- _Objective_:
What follows is a set of records; repeat all of them exactly.

- _Records provided_:

● ● ● ● ● ● ●

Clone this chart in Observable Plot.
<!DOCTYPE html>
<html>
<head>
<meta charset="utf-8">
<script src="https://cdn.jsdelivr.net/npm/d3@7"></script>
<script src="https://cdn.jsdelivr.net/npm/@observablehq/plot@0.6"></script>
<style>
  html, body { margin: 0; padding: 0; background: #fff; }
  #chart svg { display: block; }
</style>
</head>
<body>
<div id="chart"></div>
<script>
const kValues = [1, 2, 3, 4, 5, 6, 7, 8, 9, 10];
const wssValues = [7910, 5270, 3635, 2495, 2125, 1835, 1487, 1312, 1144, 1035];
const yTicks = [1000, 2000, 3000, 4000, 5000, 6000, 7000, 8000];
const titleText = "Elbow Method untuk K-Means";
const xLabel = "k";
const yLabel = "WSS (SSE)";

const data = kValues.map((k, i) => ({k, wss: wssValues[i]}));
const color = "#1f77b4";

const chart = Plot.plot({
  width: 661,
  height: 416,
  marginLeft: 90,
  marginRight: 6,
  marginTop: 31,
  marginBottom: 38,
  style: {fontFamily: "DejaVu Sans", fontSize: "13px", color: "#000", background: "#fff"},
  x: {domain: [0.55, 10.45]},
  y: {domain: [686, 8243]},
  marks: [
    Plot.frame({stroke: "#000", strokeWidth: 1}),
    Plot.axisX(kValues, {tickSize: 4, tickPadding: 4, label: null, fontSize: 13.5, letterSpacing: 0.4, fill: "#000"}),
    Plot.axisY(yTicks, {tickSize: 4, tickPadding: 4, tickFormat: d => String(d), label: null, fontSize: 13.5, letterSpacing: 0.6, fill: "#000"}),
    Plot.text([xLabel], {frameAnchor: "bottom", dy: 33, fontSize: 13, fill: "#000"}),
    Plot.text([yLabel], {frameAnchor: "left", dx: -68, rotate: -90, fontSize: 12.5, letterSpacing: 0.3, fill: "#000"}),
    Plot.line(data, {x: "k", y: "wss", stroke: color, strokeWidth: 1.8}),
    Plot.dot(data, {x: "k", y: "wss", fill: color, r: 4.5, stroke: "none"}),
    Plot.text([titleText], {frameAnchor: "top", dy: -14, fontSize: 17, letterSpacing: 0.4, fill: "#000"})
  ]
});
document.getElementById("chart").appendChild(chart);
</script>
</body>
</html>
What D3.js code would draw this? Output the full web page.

● ● ● ● ● ● ●

- _Solution for this exercise_:
Clone this chart in Observable Plot.
<!DOCTYPE html>
<html>
<head>
<meta charset="utf-8">
<script src="https://cdn.jsdelivr.net/npm/d3@7"></script>
<script src="https://cdn.jsdelivr.net/npm/@observablehq/plot@0.6"></script>
<style>
  html, body { margin: 0; padding: 0; background: #fff; }
  #chart svg { display: block; }
</style>
</head>
<body>
<div id="chart"></div>
<script>
const kValues = [1, 2, 3, 4, 5, 6, 7, 8, 9, 10];
const wssValues = [7910, 5270, 3635, 2495, 2125, 1835, 1487, 1312, 1144, 1035];
const yTicks = [1000, 2000, 3000, 4000, 5000, 6000, 7000, 8000];
const titleText = "Elbow Method untuk K-Means";
const xLabel = "k";
const yLabel = "WSS (SSE)";

const data = kValues.map((k, i) => ({k, wss: wssValues[i]}));
const color = "#1f77b4";

const chart = Plot.plot({
  width: 661,
  height: 416,
  marginLeft: 90,
  marginRight: 6,
  marginTop: 31,
  marginBottom: 38,
  style: {fontFamily: "DejaVu Sans", fontSize: "13px", color: "#000", background: "#fff"},
  x: {domain: [0.55, 10.45]},
  y: {domain: [686, 8243]},
  marks: [
    Plot.frame({stroke: "#000", strokeWidth: 1}),
    Plot.axisX(kValues, {tickSize: 4, tickPadding: 4, label: null, fontSize: 13.5, letterSpacing: 0.4, fill: "#000"}),
    Plot.axisY(yTicks, {tickSize: 4, tickPadding: 4, tickFormat: d => String(d), label: null, fontSize: 13.5, letterSpacing: 0.6, fill: "#000"}),
    Plot.text([xLabel], {frameAnchor: "bottom", dy: 33, fontSize: 13, fill: "#000"}),
    Plot.text([yLabel], {frameAnchor: "left", dx: -68, rotate: -90, fontSize: 12.5, letterSpacing: 0.3, fill: "#000"}),
    Plot.line(data, {x: "k", y: "wss", stroke: color, strokeWidth: 1.8}),
    Plot.dot(data, {x: "k", y: "wss", fill: color, r: 4.5, stroke: "none"}),
    Plot.text([titleText], {frameAnchor: "top", dy: -14, fontSize: 17, letterSpacing: 0.4, fill: "#000"})
  ]
});
document.getElementById("chart").appendChild(chart);
</script>
</body>
</html>
What D3.js code would draw this? Output the full web page.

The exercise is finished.